Ohne den Re-Start der Fußball-Bundesliga hätten wohl 13 der 36 Erst- und Zweitligisten Insolvenz anmelden müssen. Dank der Wiederaufnahme des Spielbetriebs konnte das abgewendet werden. Vor allem die TV-Einnahmen spielen dabei eine große Rolle. Doch nicht nur Vereine, sondern auch so mancher Spieler sah seine Existenz bedroht. Martin Männel ist Torhüter des Zweitliga-Teams Erzgebirge Aue. Er sagt: „Es gibt sicherlich Top-Verdiener bei Bayern München oder Borussia Dortmund. Wir hier in Aue sind definitiv keine Gehalts-Millionäre, die mal ein halbes Jahr lang auf ihr Gehalt verzichten können." Sicherlich ist es für niemanden leicht, lange Zeit ohne Einnahmen zu überleben. Dennoch ist der Fußball, auch in der zweiten Liga, ein Millionengeschäft. Paradox, dass bei Profis Existenzängste aufkommen. Hätte man sich etwas zur Seite legen können? Schwierig, wenn man sich an einen gewissen Lebensstandard gewöhnt hat.

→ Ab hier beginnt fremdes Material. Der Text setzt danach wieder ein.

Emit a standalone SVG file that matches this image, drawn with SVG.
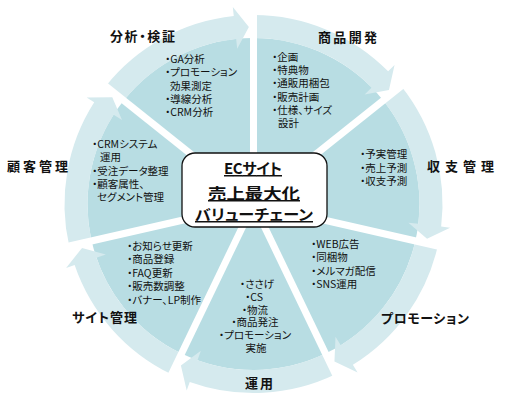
<svg xmlns="http://www.w3.org/2000/svg" width="529" height="409" viewBox="0 0 529 409">
<style>
.slice{fill:#b8dde3}
.arrow{fill:#d5eaee}
.gap{stroke:#fff;stroke-width:7}
text{font-family:"Noto Sans CJK JP","Noto Sans CJK SC",sans-serif;font-feature-settings:"palt";fill:#111}
.lbl{font-size:13px;font-weight:bold}
.item{font-size:10.5px}
.mid{text-anchor:middle}
.title{font-size:15px;font-weight:bold;text-decoration:underline;text-anchor:middle}
.box{fill:#fff;stroke:#111;stroke-width:1.3}
</style>
<defs>
<path id="slice" class="slice" d="M0 0 L0 -166 A166 166 0 0 1 129.78 -103.5 Z"/>
<path id="arw" class="arrow" d="M0 -166 L0 -189 A189 189 0 0 1 134.65 -132.64 L141.06 -138.96 L135.45 -113.94 L111.14 -109.48 L118.26 -116.5 A166 166 0 0 0 0 -166 Z"/>
<line id="gapline" class="gap" x1="0" y1="0" x2="0" y2="-208"/>
</defs>
<rect width="529" height="409" fill="#fff"/>
<g id="segments" transform="translate(253.5 204)">
<use href="#slice"/>
<use href="#slice" transform="rotate(51.4286)"/>
<use href="#slice" transform="rotate(102.857)"/>
<use href="#slice" transform="rotate(154.286)"/>
<use href="#slice" transform="rotate(205.714)"/>
<use href="#slice" transform="rotate(257.143)"/>
<use href="#slice" transform="rotate(308.571)"/>
</g>
<g id="connectors" transform="translate(253.5 204)">
<use href="#arw"/>
<use href="#arw" transform="rotate(51.4286)"/>
<use href="#arw" transform="rotate(102.857)"/>
<use href="#arw" transform="rotate(154.286)"/>
<use href="#arw" transform="rotate(205.714)"/>
<use href="#arw" transform="rotate(257.143)"/>
<use href="#arw" transform="rotate(308.571)"/>
<use href="#gapline"/>
<use href="#gapline" transform="rotate(51.4286)"/>
<use href="#gapline" transform="rotate(102.857)"/>
<use href="#gapline" transform="rotate(154.286)"/>
<use href="#gapline" transform="rotate(205.714)"/>
<use href="#gapline" transform="rotate(257.143)"/>
<use href="#gapline" transform="rotate(308.571)"/>
</g>
<g id="node-shohin">
<text class="lbl" x="318" y="42" textLength="59">商品開発</text>
<text class="item" x="272" y="61">・企画</text>
<text class="item" x="272" y="74.2">・特典物</text>
<text class="item" x="272" y="87.4">・通販用梱包</text>
<text class="item" x="272" y="100.6">・販売計画</text>
<text class="item" x="272" y="113.8">・仕様、サイズ</text>
<text class="item" x="278" y="127">設計</text>
</g>
<g id="node-shushi">
<text class="lbl" x="427" y="171" textLength="67">収支管理</text>
<text class="item" x="360" y="158">・予実管理</text>
<text class="item" x="360" y="171.5">・売上予測</text>
<text class="item" x="360" y="185">・収支予測</text>
</g>
<g id="node-promotion">
<text class="lbl" x="381" y="323" textLength="88">プロモーション</text>
<text class="item" x="311" y="248">・WEB広告</text>
<text class="item" x="311" y="261.3">・同梱物</text>
<text class="item" x="311" y="274.6">・メルマガ配信</text>
<text class="item" x="311" y="288">・SNS運用</text>
</g>
<g id="node-unyo">
<text class="lbl" x="245" y="388" textLength="28">運用</text>
<text class="item mid" x="257" y="288">・ささげ</text>
<text class="item mid" x="254" y="300.8">・CS</text>
<text class="item mid" x="255" y="313.6">・物流</text>
<text class="item mid" x="255" y="326.4">・商品発注</text>
<text class="item mid" x="255" y="339.2">・プロモーション</text>
<text class="item mid" x="256" y="352">実施</text>
</g>
<g id="node-site">
<text class="lbl" x="72" y="322" textLength="65">サイト管理</text>
<text class="item" x="127" y="250">・お知らせ更新</text>
<text class="item" x="127" y="263.4">・商品登録</text>
<text class="item" x="127" y="276.8">・FAQ更新</text>
<text class="item" x="127" y="290.2">・販売数調整</text>
<text class="item" x="127" y="303.6">・バナー、LP制作</text>
</g>
<g id="node-kokyaku">
<text class="lbl" x="7" y="171" textLength="61">顧客管理</text>
<text class="item" x="92" y="148">・CRMシステム</text>
<text class="item" x="100" y="161.3">運用</text>
<text class="item" x="92" y="174.6">・受注データ整理</text>
<text class="item" x="92" y="188">・顧客属性、</text>
<text class="item" x="97" y="201.3">セグメント管理</text>
</g>
<g id="node-bunseki">
<text class="lbl" x="110" y="41" textLength="65">分析・検証</text>
<text class="item" x="165" y="63">・GA分析</text>
<text class="item" x="165" y="76.3">・プロモーション</text>
<text class="item" x="170" y="89.6">効果測定</text>
<text class="item" x="165" y="102.9">・導線分析</text>
<text class="item" x="165" y="116.2">・CRM分析</text>
</g>
<g id="node-center">
<rect class="box" x="182" y="153" width="145" height="74" rx="13"/>
<text class="title" x="253" y="174" textLength="58">ECサイト</text>
<text class="title" x="254" y="199" textLength="92" lengthAdjust="spacingAndGlyphs">売上最大化</text>
<text class="title" x="254" y="220" textLength="118" lengthAdjust="spacingAndGlyphs">バリューチェーン</text>
</g>
</svg>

Auch die Familie des Profis hat wenig zu lachen. Die Kinder bekommen kein neues Iphone, sondern müssen sich mit einem Android-Smartphone begnügen. Dafür werden sie in der Schule doch ausgelacht. Gott sei Dank war der Schulbesuch lange Zeit nicht möglich. Dennoch: Familienstreit vorprogrammiert. Der Handyvertrag der Frau umfasst nicht mehr endlose Telefonminuten, sondern ist auf 5000 Minuten begrenzt. Mehr ist einfach nicht mehr drin. Zum Frühstück gibt es keinen koffeinfreien Fluffy-Puffy-Unicorn-Frappuccino von Starbucks mehr. Stattdessen gibt es lediglich einen Cappucino. Dritte-Welt-Verhältnisse.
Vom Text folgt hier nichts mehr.